# [Task goal]
Reproduce, character for character, the lines below from the first through the one with "from matplotlib.patches import Rectangle". Leave pictures out.

# [Source material]
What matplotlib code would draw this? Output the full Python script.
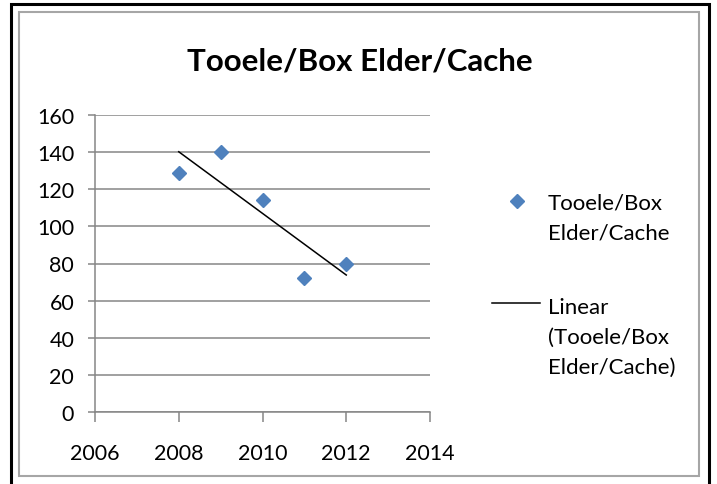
import numpy as np
import matplotlib
matplotlib.use("Agg")
import matplotlib.pyplot as plt
from matplotlib.lines import Line2D
from matplotlib.patches import Rectangle

# ---- data ----
years = [2008, 2009, 2010, 2011, 2012]
values = [129, 140, 114, 72, 80]
title = "Tooele/Box Elder/Cache"
series_label = ["Tooele/Box", "Elder/Cache"]
trend_label = ["Linear", "(Tooele/Box", "Elder/Cache)"]
x_ticks = [2006, 2008, 2010, 2012, 2014]
y_ticks = [0, 20, 40, 60, 80, 100, 120, 140, 160]

W, H = 717, 485
plt.rcParams['font.family'] = ['Lato', 'DejaVu Sans']
fig = plt.figure(figsize=(W / 100, H / 100), dpi=100)

def fx(px):
    return px / W

def fy(py):
    return 1 - py / H

grid_col = '#868686'
blue = '#4F81BD'

# frames
fig.patches.append(Rectangle((fx(11), fy(490)), fx(709) - fx(11), fy(5) - fy(490),
                             transform=fig.transFigure, fill=False, ec='black', lw=2.2))
fig.patches.append(Rectangle((fx(19), fy(477)), fx(699) - fx(19), fy(13) - fy(477),
                             transform=fig.transFigure, fill=False, ec='#a6a6a6', lw=1.5))

ax = fig.add_axes([fx(95), fy(413), fx(430) - fx(95), fy(116) - fy(413)])
ax.set_xlim(x_ticks[0], x_ticks[-1])
ax.set_ylim(y_ticks[0], y_ticks[-1])
ax.set_xticks(x_ticks)
ax.set_yticks(y_ticks)
ax.yaxis.grid(True, color=grid_col, lw=1.1)
ax.set_axisbelow(True)
for s in ['top', 'right']:
    ax.spines[s].set_visible(False)
for s in ['left', 'bottom']:
    ax.spines[s].set_color(grid_col)
    ax.spines[s].set_linewidth(1.1)
ax.tick_params(axis='x', direction='out', length=7, width=1.1, color=grid_col,
               labelsize=15.5, pad=15)
ax.tick_params(axis='y', direction='out', length=5, width=1.1, color=grid_col,
               labelsize=15.5, pad=10)

ax.plot(years, values, linestyle='none', marker='D', markersize=7.5,
        color=blue, clip_on=False, zorder=3)
coef = np.polyfit(years, values, 1)
tx = np.array([years[0], years[-1]])
ax.plot(tx, np.polyval(coef, tx), color='black', lw=1.1, zorder=2)

fig.text(fx(360), fy(71), title, ha='center', va='baseline',
         fontsize=22.5, fontweight='bold')

# legend (manual)
fig.lines.append(Line2D([fx(517)], [fy(202)], transform=fig.transFigure,
                        marker='D', markersize=7.5, color=blue, linestyle='none'))
fig.lines.append(Line2D([fx(492), fx(540)], [fy(304), fy(304)],
                        transform=fig.transFigure, color='black', lw=1.1))
for i, t in enumerate(series_label):
    fig.text(fx(548), fy(210 + 30 * i), t, ha='left', va='baseline', fontsize=16)
for i, t in enumerate(trend_label):
    fig.text(fx(548), fy(314 + 30 * i), t, ha='left', va='baseline', fontsize=16)

fig.savefig('out.png', dpi=100)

# [Full output]
What matplotlib code would draw this? Output the full Python script.
import numpy as np
import matplotlib
matplotlib.use("Agg")
import matplotlib.pyplot as plt
from matplotlib.lines import Line2D
from matplotlib.patches import Rectangle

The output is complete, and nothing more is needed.